10. There is no concluded agreement enforceable in law between the Company and the NTL. There was no violation of the terms of the agreement with NTL. However, the NIL by making false and irrelevant statements obtained an order of temporary injunction against the Company. The only motive for such legal action was to prevent the development of the Company as the plaintiff was afraid of com-petition from the company in the matter of production and sale of transformers.

11. The notice of the General Body Meeting dated 6-10-1980 was sent to the plaintiff and he received it in time. The Board Meeting was held by the 2nd defendant on 24-10-1980 even before the notice of the suit filed by the plaintiff was served on the 2nd defendant. The statement made by the plaintiff contrary to these facts are all false. The defendant-2 was constrained to hold the Board Meeting on 24-10-1980 as he was served with an order of temporary injunction on 21-10-1980 in the suit filed by the NTL in the Nagpur Court which disclosed that NTL was relying upon an alleged agreement between NTL and the Company for the purpose of obtaining the order of injunction. As there was no disclosure by the plaintiff of his interest in the NTL to the Board of Directors of the Company as required under Section 299 of the Act, his office as Director fell vacant under the provisions of Section 283(l)(i) of the Act. As the number of Directors fell short of the minimum required under the provisions of the Act, the 2nd defendant had to take action for the continuance of the day-to-day affairs of |the Company and it was done in the interest of the Companyin accordance with law. The action taken by the 2nd defendant in co-opting the 3rd defendant as a Director was necessary under the circumstances and was in accordance with law and the Articles of Association of the Company. It was so done bona fide in the interest of the Company. The 3rd defendant was present on invitation by the 2nd defendant as he was to be co-opted as a Director to the Board of Directors. The waiver of the notice for the meeting was in accordance with law.

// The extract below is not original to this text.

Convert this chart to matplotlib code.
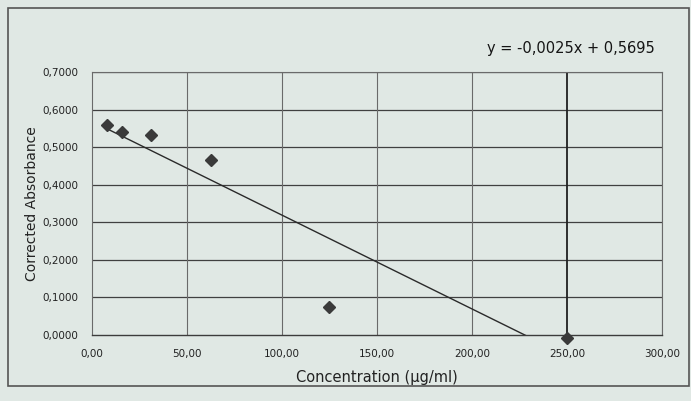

12. A Board Meeting was held on 14-4-1980 at: Nagpur which the 2nd defendant attended and the statements contrary to these facts are all false. The defendants became aware of the alleged contract between the NTL and the Company when the injunction order was served upon them which was obtained relying upon such a contract. To the best of knowledge of the defendants, what existed was only a pro-posed agreement between the two companies which had not culminated in a binding contract in accordance with law. However, even with regard to the proposed agreement, the requirements of Section 299 of the Act ought to be complied with if it is to be acted upon. In fact a Meeting was held on 14-4-1980 at Nagpur and business was transacted in the said meeting but the Chairman did not sign the proceedings with ulterior motive. The Meeting of the Board of Directors held on 24-10-1980 was in accordance with law. The plaintiff is neither the Chairman nor the Director of the Company by reason of the provisions of the Act and the Articles of Association of the Company.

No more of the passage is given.